Case study – MANN & HUMMEL UK
Automotive supplier MANN+HUMMEL UK, employing 300 people, achieved a labour turnover rate of under one per cent last year. One of the key principles that has led to this feat has been a commitment to internal promotion which the company believes fortifies employee loyalty and focus. The entire management team, bar one, has held previous positions within the company.
In 2010 MHUK was awarded the ‘Investors in People’ Gold Standard, something achieved by only 2% of the companies who apply. This provides a benchmark of HR management strategies and practices for the company to follow. The company believes in employee empowerment and involved staff from all levels in a major new plant layout.
It also provided around 800 days of training for its employees last year and runs an Employee of the Quarter Programme.
Getting your house in order
Even where talent is available, there’s always competition for the very best. Barker likens the situation to buying a new house. “Two people decide they want the same one and they invariably go all out to gazump each other. Then someone ends up buying a house for half a million pounds which in reality is only worth £350,000.” Sometimes, you might just be better off with a new lick of paint and replacing the three-piece suite.
Ironically enough, Barker points out that retention begins with recruitment. In CIPD’s study, even those that left a role after the first year generally made the decision to do so quite soon after they started. Coupled with those costs of sourcing a new employee and readying them for work, it is important to ensure that the right candidate – one with staying power – is the one that’s recruited.
Therefore, CIPD recommends providing realistic job previews for prospective new employees so that they understand what sort of environment the company operates in and what will be expected of them.

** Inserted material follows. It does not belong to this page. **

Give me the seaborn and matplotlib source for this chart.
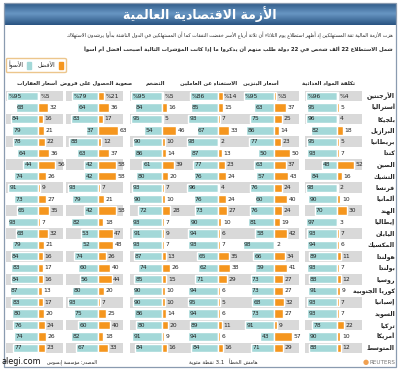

CIPD says employees should feel that they are in a position to further their careers and where promotions are not feasible, sideway moves should be an option to maintain variability. Barker backs this sentiment. “Organisations need to have meaningful career conversations with talented employees,” he says. “And not so much short term, but longer ones – you need to know where your employees want to be in three, five, even eight years’ time. It might be in the next 12 or 18 months there’s not going to be a promotion but what you can be doing is developing skills and providing experiences which are aligned to where the employee wants to be longer term.

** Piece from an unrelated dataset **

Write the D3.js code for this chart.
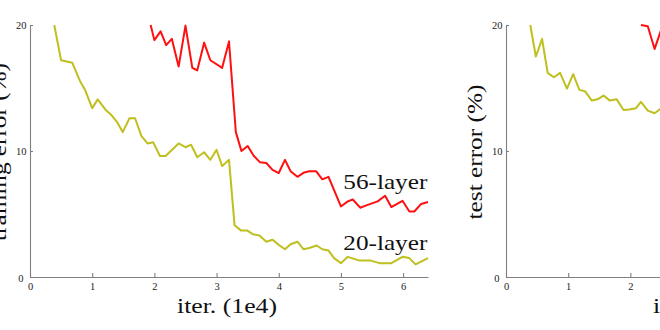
<!DOCTYPE html>
<html>
<head>
<meta charset="utf-8">
<script src="https://cdn.jsdelivr.net/npm/d3@7"></script>
<style>
  body { margin: 0; background: #fff; }
  svg { display: block; }
  text { font-family: "Liberation Serif", "Times New Roman", serif; }
</style>
</head>
<body>
<svg id="chart" width="660" height="330"></svg>
<script>
// Training error, 20-layer plain net (iterations in units of 1e4, error in %)
const trainIter20 = [0.39, 0.50, 0.68, 0.80, 0.89, 1.00, 1.09, 1.21, 1.30, 1.40, 1.49, 1.60, 1.69, 1.79, 1.89, 1.98,
  2.09, 2.18, 2.39, 2.50, 2.59, 2.69, 2.80, 2.90, 3.00, 3.09, 3.20, 3.29, 3.39, 3.49, 3.58, 3.69, 3.80, 3.90,
  4.00, 4.10, 4.19, 4.30, 4.40, 4.49, 4.61, 4.70, 4.80, 4.89, 5.00, 5.11, 5.30, 5.48, 5.62, 5.81, 5.99, 6.10, 6.20, 6.40];
const trainErr20 = [20.0, 17.2, 17.0, 15.6, 14.8, 13.4, 14.1, 13.3, 12.9, 12.3, 11.5, 12.6, 12.6, 11.2, 10.6, 10.7,
  9.6, 9.6, 10.6, 10.3, 10.5, 9.5, 9.9, 9.3, 10.1, 8.8, 9.3, 4.1, 3.7, 3.7, 3.4, 3.3, 2.8, 2.95,
  2.55, 2.2, 2.6, 2.8, 2.2, 2.3, 2.5, 2.2, 2.1, 1.5, 1.1, 1.6, 1.3, 1.3, 1.1, 1.1, 1.6, 1.5, 1.0, 1.5];

// Training error, 56-layer plain net
const trainIter56 = [1.94, 2.00, 2.10, 2.19, 2.28, 2.39, 2.50, 2.61, 2.69, 2.80, 2.90, 3.09, 3.20, 3.31, 3.40, 3.50,
  3.60, 3.70, 3.80, 3.90, 4.00, 4.10, 4.19, 4.30, 4.41, 4.49, 4.60, 4.70, 4.80, 5.00, 5.11, 5.19, 5.31, 5.42,
  5.59, 5.71, 5.81, 5.99, 6.10, 6.18, 6.29, 6.40];
const trainErr56 = [20.0, 18.8, 19.5, 18.4, 18.9, 16.7, 19.95, 16.6, 16.4, 18.6, 17.2, 16.6, 18.7, 11.5, 10.0, 10.4,
  9.6, 9.1, 9.05, 8.5, 8.25, 9.3, 8.4, 7.95, 8.3, 8.4, 8.4, 7.75, 7.95, 5.6, 6.0, 6.15, 5.5, 5.7,
  6.0, 6.45, 5.55, 6.05, 5.2, 5.2, 5.8, 5.95];

// Test error, 20-layer and 56-layer
const testIter20 = [0.39, 0.48, 0.58, 0.67, 0.77, 0.87, 0.98, 1.08, 1.18, 1.27, 1.38, 1.47, 1.57, 1.67, 1.78, 1.89,
  1.98, 2.09, 2.17, 2.28, 2.39, 2.50];
const testErr20 = [20.0, 17.5, 18.9, 16.2, 15.85, 16.2, 14.95, 16.1, 14.85, 14.75, 14.0, 14.1, 14.4, 14.0, 14.1, 13.25,
  13.3, 13.4, 13.9, 13.2, 13.0, 13.4];
const testIter56 = [2.17, 2.28, 2.39, 2.50];
const testErr56 = [20.0, 19.9, 18.1, 19.7];

const xTicks = [0, 1, 2, 3, 4, 5, 6];
const yTicks = [0, 10, 20];

const color20 = "#bfbf1f";
const color56 = "#ff1010";
const axisGray = "#7f7f7f";

const svg = d3.select("#chart");
svg.append("rect").attr("width", 660).attr("height", 330).attr("fill", "#fff");

function zip(xs, ys) { return xs.map((x, i) => [x, ys[i]]); }

function panel(left, yTitle, yTitleLen, series) {
  const x = d3.scaleLinear().domain([0, 6.4]).range([left, left + 398]);
  const y = d3.scaleLinear().domain([0, 20]).range([277, 25]);
  const g = svg.append("g");

  // x axis: ticks point into the plot
  const xa = g.append("g").attr("transform", "translate(0,277)")
    .call(d3.axisBottom(x).tickValues(xTicks).tickSize(-4).tickSizeOuter(0).tickPadding(6).tickFormat(d3.format("d")));
  // y axis
  const ya = g.append("g").attr("transform", `translate(${left},0)`)
    .call(d3.axisLeft(y).tickValues(yTicks).tickSize(-3).tickSizeOuter(0).tickPadding(3.5).tickFormat(d3.format("d")));

  [xa, ya].forEach(a => {
    a.select(".domain").attr("stroke", axisGray).attr("stroke-width", 1.1);
    a.selectAll(".tick line").attr("stroke", axisGray).attr("stroke-width", 1.1);
    a.selectAll(".tick text").attr("fill", "#222").attr("font-size", 10.5)
      .attr("font-family", "Liberation Serif, serif");
  });
  // the zero on the y axis sits a little lower and further left
  ya.selectAll(".tick").filter(d => d === 0).select("text")
    .attr("x", -6.5).attr("dy", "0.45em");

  const line = d3.line().x(d => x(d[0])).y(d => y(d[1]));
  series.forEach(s => {
    g.append("path").datum(zip(s.iter, s.err))
      .attr("fill", "none").attr("stroke", s.color).attr("stroke-width", 2)
      .attr("stroke-linejoin", "round").attr("d", line);
  });

  // axis titles
  g.append("text").attr("x", left + 147).attr("y", 313.3)
    .attr("font-size", 21.5).attr("fill", "#111")
    .attr("textLength", 100).attr("lengthAdjust", "spacingAndGlyphs")
    .text("iter. (1e4)");
  g.append("text")
    .attr("transform", `translate(${left - 24.5},${152 + yTitleLen / 2}) rotate(-90)`)
    .attr("font-size", 21.5).attr("fill", "#111")
    .attr("textLength", yTitleLen).attr("lengthAdjust", "spacingAndGlyphs")
    .text(yTitle);
  return { x, y, g };
}

const p1 = panel(30, "training error (%)", 178, [
  { iter: trainIter20, err: trainErr20, color: color20 },
  { iter: trainIter56, err: trainErr56, color: color56 }
]);
panel(506, "test error (%)", 135, [
  { iter: testIter20, err: testErr20, color: color20 },
  { iter: testIter56, err: testErr56, color: color56 }
]);

// series names beside the training curves
p1.g.append("text").attr("x", 343.3).attr("y", 189)
  .attr("font-size", 21.5).attr("fill", "#111")
  .attr("textLength", 84).attr("lengthAdjust", "spacingAndGlyphs").text("56-layer");
p1.g.append("text").attr("x", 343.3).attr("y", 250)
  .attr("font-size", 21.5).attr("fill", "#111")
  .attr("textLength", 84).attr("lengthAdjust", "spacingAndGlyphs").text("20-layer");
</script>
</body>
</html>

“You have to show that there is a long term value attached to staying with your organisation rather than just a quick win by moving to another firm for an immediate promotion.” Employees should also be able to have confidence in the security of their job. If they can’t, they will naturally be keeping at least one eye open for a move. Here, communication to pick up morale is the key. Barker maintains that very few people do research into the balance books of their organisation and fewer still would properly understand it if they did. That means the image of security that workers have about their organisation is primarily belief rather than evidence based. “That doesn’t mean companies should be dishonest in rocky times but it’s about communicating where you are doing well,” he says. “You have to make sure people are aware of successes and are talking about them and can see where that fits into the grand ambition.” CIPD also advises making line managers responsible for the retention rates within their own teams and included this as a metric within the managers’ appraisal process; providing employees with platforms to raise grievances to give them another option than leaving; and, in matters of dispute or where disciplinary action has to be taken, companies should always take care to ensure the individual concerned is being treated fairly and is seen to be too – this helps to avoid an ‘us against them’ mentality among the blue collar workers towards their white collared compatriots which can lead to discord and defectors.

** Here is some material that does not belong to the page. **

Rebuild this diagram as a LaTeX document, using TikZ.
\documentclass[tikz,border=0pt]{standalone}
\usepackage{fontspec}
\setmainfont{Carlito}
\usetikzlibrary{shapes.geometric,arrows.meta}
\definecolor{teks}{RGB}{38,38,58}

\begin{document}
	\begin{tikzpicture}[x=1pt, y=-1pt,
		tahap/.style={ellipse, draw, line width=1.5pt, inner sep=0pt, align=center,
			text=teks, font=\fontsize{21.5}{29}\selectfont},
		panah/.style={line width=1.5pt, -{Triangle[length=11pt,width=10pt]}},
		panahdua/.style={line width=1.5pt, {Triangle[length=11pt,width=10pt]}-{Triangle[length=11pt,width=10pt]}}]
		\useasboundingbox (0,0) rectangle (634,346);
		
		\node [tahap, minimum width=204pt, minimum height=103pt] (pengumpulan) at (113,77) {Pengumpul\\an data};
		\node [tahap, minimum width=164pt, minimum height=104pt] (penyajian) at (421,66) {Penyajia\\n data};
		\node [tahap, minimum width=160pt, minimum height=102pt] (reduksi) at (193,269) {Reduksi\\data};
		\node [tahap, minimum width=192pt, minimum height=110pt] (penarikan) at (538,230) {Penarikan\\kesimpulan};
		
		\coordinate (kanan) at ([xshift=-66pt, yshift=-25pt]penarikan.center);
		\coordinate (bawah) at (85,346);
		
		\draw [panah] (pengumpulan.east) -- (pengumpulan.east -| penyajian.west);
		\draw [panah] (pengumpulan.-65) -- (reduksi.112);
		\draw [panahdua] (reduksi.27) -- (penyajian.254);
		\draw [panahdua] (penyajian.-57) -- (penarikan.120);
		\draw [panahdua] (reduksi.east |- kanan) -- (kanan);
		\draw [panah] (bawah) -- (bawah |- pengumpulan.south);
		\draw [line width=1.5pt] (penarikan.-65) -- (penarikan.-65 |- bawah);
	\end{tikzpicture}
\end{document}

On a rather more austere level, the organisation says companies should consider actively guarding against head-hunters by keeping internal email addresses secret and recommends refusing to work with agencies that have previously poached staff and making pacts with other companies to not upset one another’s respective applecarts.
Case study – Carl Zeiss UK
Cambridge based microscopy specialists Carl Zeiss has very high staff retention rates – the average employee service across the company is 25+ years and the average age is 50. Operations manager Daren Sheward puts this down to the company’s focus on retraining and re-educating staff and moving them across to different employees where it can.
“I’ve got an ageing workforce, but on the plus side I’ve got lots of experience,” he says. “We are very good at realising employee potential, and we rarely lose any employees, except to natural attrition.”
Case study – Constellation Europe
Wine bottling company Constellation Europe uses the seasonal nature of its business to its employees’ advantage by offering them a massive 12 weeks holiday each year, provided they are taken outside of key periods.
“The key objective is that the site capacity is matched to the demand placed on it; the secondary objective is to get the best work/life balance for our staff,” says manufacturing manager Richard Lloyd.
“It’s a pretty easy sales pitch, and we have excellent staff retention.”
Power to the people
In a recent survey by time management technology provider Amano, 68% of workers cited flexitime as a HR policy they would welcome within their organisation. Furthermore, research by recruitment company Hays has found that 85% of employees would be more likely to stay with an employer who offered flexible working.
Amano UK product and marketing director Matt Wheeler says the balance of power has shifted somewhat over the last decade from the employer towards the employee in terms of time management.
Workers are increasingly looking to take control of their own work and home life balances and empowerment to make one’s own decisions, Wheeler says, can be one of the best tools a company can offer in maintaining a happy workforce.
“These days, people are making more demands upon an employer to offer flexible working patterns to maintain different lifestyles,” he says. “In order to remain attractive to both existing and new employees, a company has to keep up with its peers and look to accommodate more family friendly policies. By enabling remote and flexible working schedules, businesses are able to tap into a larger geographic pool of talent and employees can be liberated from the tight restraints of nine-to-five schedules.” However, businesses should not have to be held to ransom – the number one priority is still to deliver the productivity needs of the business and that includes having the right people doing the right jobs at the right time. Amano thinks it can help satisfy both sides of the coin with its range of time management solutions which allows workers to ‘clock-in’ remotely and independently through various different means, including internet sites, mobile phone applications, landlines and software-as-a-service programmes. Managers can also set up automatic data reporting, which they can also dial-in remotely to access, to check on current staffing levels and whereabouts and can receive alarm notifications when levels go beyond a certain point. Employees are also able to manage all of their own holiday rotas autonomously, within the parameters of the business need and other employees’ requests.
“If you provide that empowerment but you maintain the control you enable people to make their own decisions while the job still gets done.”
Case study – KK Fine Foods
Leyla Edwards, founder and managing director of KK Fine Foods in Deeside, North Wales says the company’s average annual staff turnover of just two per cent is down to good communication, conveying progress and company direction clearly and regularly.
A recently initiated profit share scheme for the workers and a share option scheme for all employees who have been with the company for five years and over probably helps.
“We are all in it together; it’s a very democratic company,” says Leyla. “A happy workforce is essential to productivity.”